Given the vast wealth of the country, the financial system forms a rather narrow funnel through which tens of trillions of dollars are continuously poured. Yes, the transactions are dizzyingly diverse and complex, involving thousands of large and small financial firms, but the work itself is actually done by a fairly small number of people. On Wall Street (an emblem of the system now dispersed nationwide) fewer than 1 million Americans manage the money. And only a relative handful of those people make the big decisions. Collectively, they are very, very powerful. Nobody elected them, but their exalted position in American life is reflected in their incomes.
My central complaint is with the narrowness of their value system rather than the financial mechanisms. With a few important exceptions, the agents of capital operate with dedicated blindness to capital’s collateral consequences, an indifference to the future of society even as they search for the future’s returns. The capital system does not authorize financial agents to think about such things and may well penalize them if they do.
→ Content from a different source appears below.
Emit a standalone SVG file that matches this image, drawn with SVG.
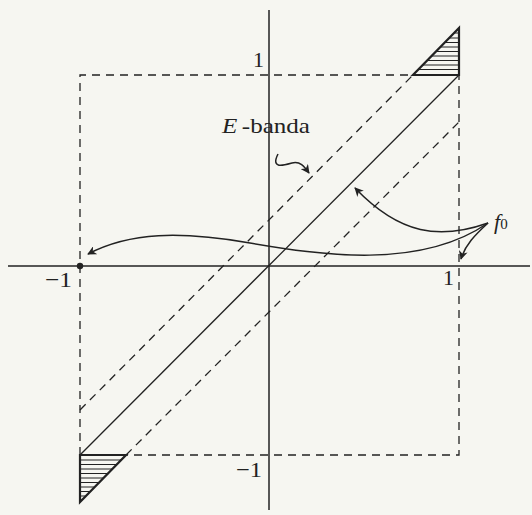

Yet finance capital shapes and polices the “social contract” in America far more effectively than the government, which has largely retreated from that role.
The great contradiction–and the reason reform is possible–is that Wall Street works with other people’s money, mainly the retirement savings of ordinary Americans whose values it ignores, whose common interests are often trampled. In fact, the huge fiduciary institutions holding this wealth own 60 percent of America’s 1,000 largest corporations and yet are utterly passive as investors–meekly following the advice of banks and brokerages rather than asserting the true self-interests of the “beneficial owners.” That is a central element of all that must be changed.
A transformation of Wall Street’s core values is not only possible but eventually likely to occur, I predict. My optimism may seem incautious, but it starts from an appreciation of how dynamic capitalism evolves continuously from its own restless energies. Within the monolith of finance, some adventurous players are always experimenting with new methods and theories, trying to take profit from what the larger herd doesn’t yet see or understand.
Organized labor is widely disparaged as a weak and anachronistic force in American life, but, in one important matter, the labor movement is the vanguard: determined to reposition the capital that effectively belongs to working Americans to serve the true interests of those workers and, therefore, society’s long-term interests too. Labor may be greatly weakened from its heyday, but one thing it possesses is capital assets–the power of the $400 billion in union-managed pension funds and the trillions in public-employee pension funds, where labor unions can exercise real influence over the patterns of investment.